Gestern habe ich über die derzeit laufende Modigliani Ausstellung in Livorno geschrieben. Ich bin bei Amadeo Modigliani hängengeblieben. In einem Katalog zu einer Ausstellung vor zehn Jahren in Bonn habe ich einen Text zum Mysterium Modigliani gefunden, der richtig Lust macht, sich mit diesem mysteriösen Künstler tiefergehend auseinander zu setzen:
„Alles an ihm ist Geheimnis, Innerlichkeit, verhaltene Kraft. Wenn man zum ersten Mal ein von Modigliani gemaltes Gesicht sieht, ist es das, was erstaunt: Etwas ist nicht ausgeprägt, ist nicht vollendet, da fehlt etwas, in den Linien, in der Farbe. Es zittert und verschwindet, erscheint erneut, wie ein Licht, wie das Aufleuchten eines Blicks, wie ein Lächeln. Unmöglich, dies festzuhalten, es zu ergreifen. Das ist das Mysterium Modiglianis, seine Macht: Er ist einer der wenigen Zauberer unserer Welt, der an das Leben, an die Bewegung glauben lässt.

Um wahrhaft zu sagen, was diese Kraft ist, müsste man, glaube ich, vom Anfang der Malerei selbst sprechen, den Tieren der Frühgeschichte, den Glyphen, den Statuetten Kretas oder der keltischen Welt oder auch den etruskischen Malereien, worin durch die ein wenig eitle Anmut der Griechen die Gewalt des grenzenlosen Orients zutage tritt.
Modigliani ist mit Gauguin und van Gogh einer jener Maler, die sich am weitesten der Quelle der Kunst genähert haben, die magisch und rituell ist. Ohne es wirklich zu Wissen, aber mit dem ihm eigenen unbeugsamen Willen, malt er mit der immer selben Beharrlichkeit im Lauf der vielleicht zehn Jahre, die sein Leben als Maler währt, ein Gesicht und einen Körper, dasselbe Gesicht und denselben Körper, denselben Blick, als wiederholte er unermüdlich jene Exorzismusiguren, die bei einer Heilungs- und Wahrsagungszeremonie umgehen.
Das ist es, was fasziniert und ein wenig entsetzt am Werk Modiglianis, und niemand hat das verkannt. Er steht außerhalb des Stroms der Kunst, beiseite. könnte man sagen. Nicht aus Stolz und auch nicht aus Verachtung für die Kompromisse, die aus der Kunst einen Marktwert machen.
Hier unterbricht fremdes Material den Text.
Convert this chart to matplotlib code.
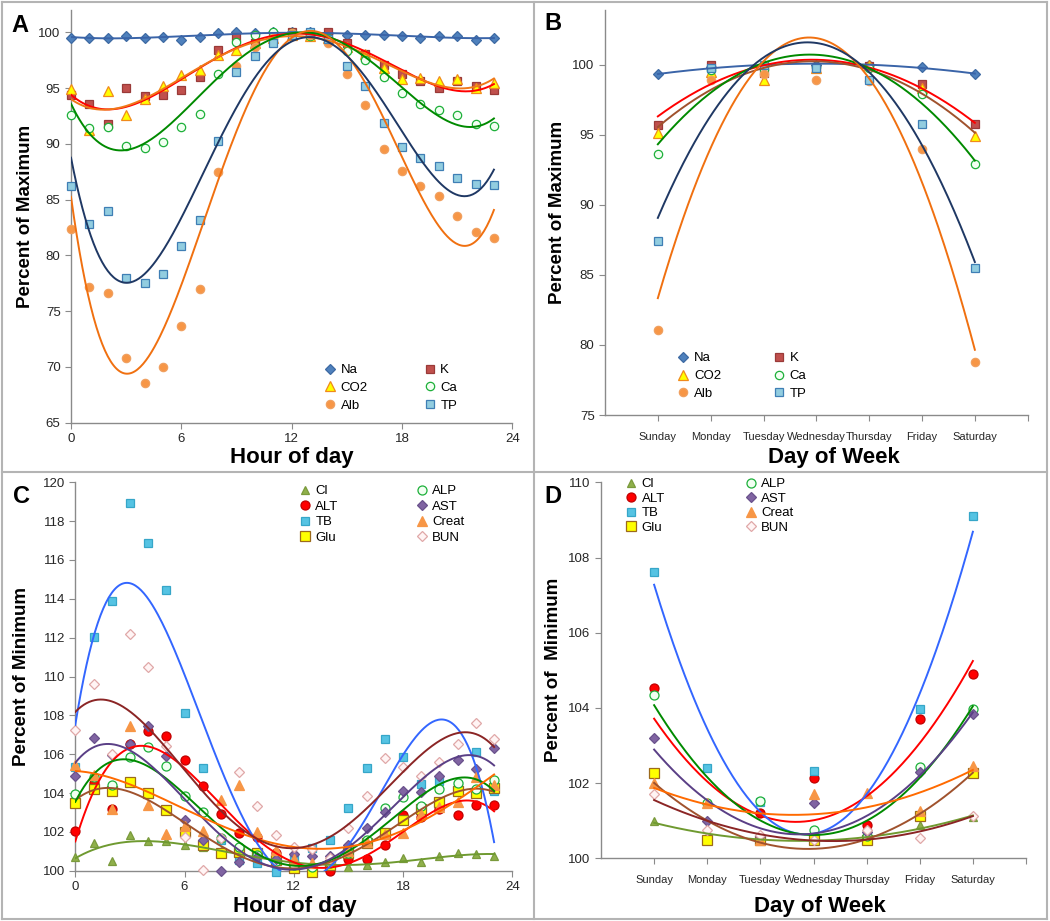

Sondern weil er rasch begreift, durch eine Art blitzartige Eingebung. die wohl das ist, was anderen Menschen Genie nennen, dass er von diesem Gesicht allein und von allein diesem Körper gefordert ist, und dass er sie unablässig zeigen, erschaffen muss, bis er sie zu den seinen gemacht hat, bis zur unmöglichen Vollendung.“
Quelle: J. M. G. Le Clézio, „Modigliani oder das Mysterium“, in: Modigliani – ein Mythos der Moderne, Dumont Verlag, 2009, S. 113f.
sehr spannend. Danke für den Beitrag.